For the sake of consistency, this message uses some structural conventions that match a DIDComm plaintext message. However, it need not be understood as a message in a DIDComm protocol. It can be parsed by any consumer of generic JSON, it can be transmitted using any channel that suits the sender and receiver, and it is not associated with any interaction state.

Note: This mechanism is not intended to profile timing or performance, and thus does not cover the same problem space as technologies like OpenTelemetry. It also spans trust domains (paralleling a message's journey from Alice to a web service hosting Bob's endpoint, to Bob himself) — and thus differs in scope from in-house logging and monitoring technolgies like Splunk and Logstash/Kibana. Although DIDComm tracing could be integrated with these other technologies, doing so in a methodical way is probably an antipattern; it may indicate a misunderstanding about its purpose as a tool for ad hoc debugging or troubleshooting between unrelated parties.
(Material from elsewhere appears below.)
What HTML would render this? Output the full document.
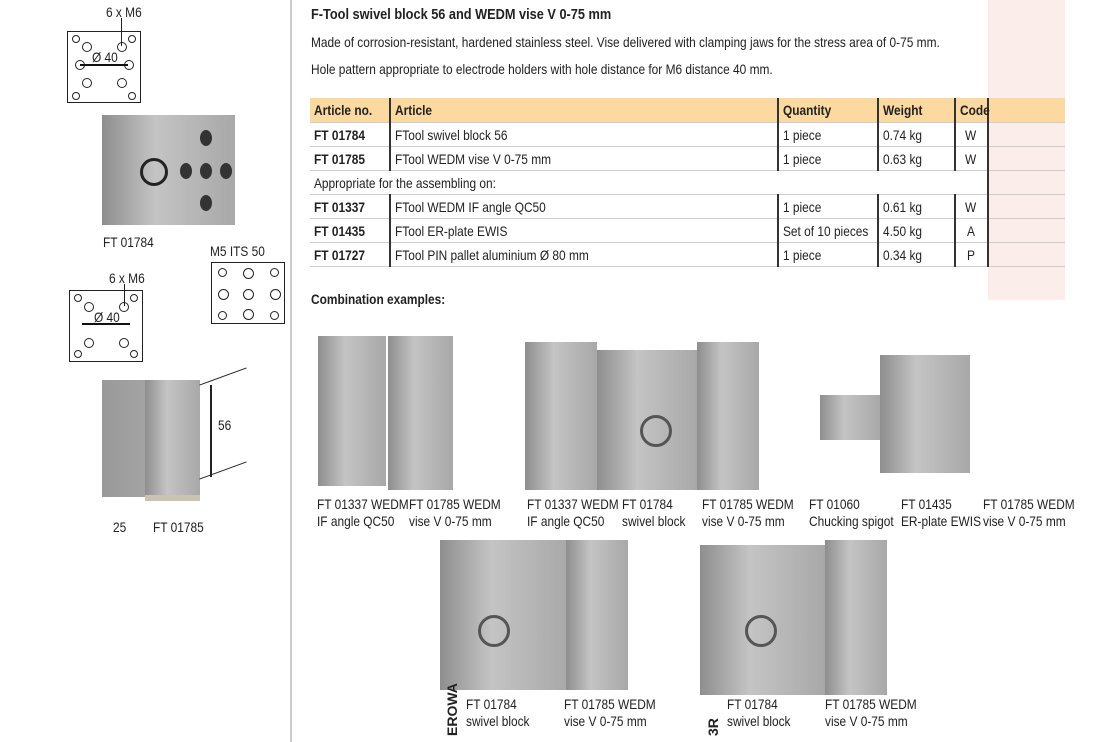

For example, in a message for Bob that is double-wrapped (once for his external mediator and once for his cloud agent), three plaintext messages might contain trace headers:

  1. The outermost message, decrypted by Bob's external mediator, containing forwarding instructions to Bob's cloud agent.
  2. The center message, decrypted by Bob's cloud agent, containing an inner encrypted payload and instructions to forward it to Bob's DID.
  3. The inner message, seen by Bob's iPhone.

If Alice, the sender of this message, includes a trace header on each one, and if handlers of this message along the route cooperate with her request to trace, then Alice can learn where in a route a message delivery is failing.

Tracing has security, privacy, and performance implications. Support for tracing is not required of DIDComm implementations, but it is recommended for parties that need sophisticated debugging. Parties that implement tracing MUST decide whether or not to honor trace requests based upon a policy that ensures accountability and transparency, and MUST default to reject tracing requests unless they have independent reason to believe that appropriate safeguards are in place.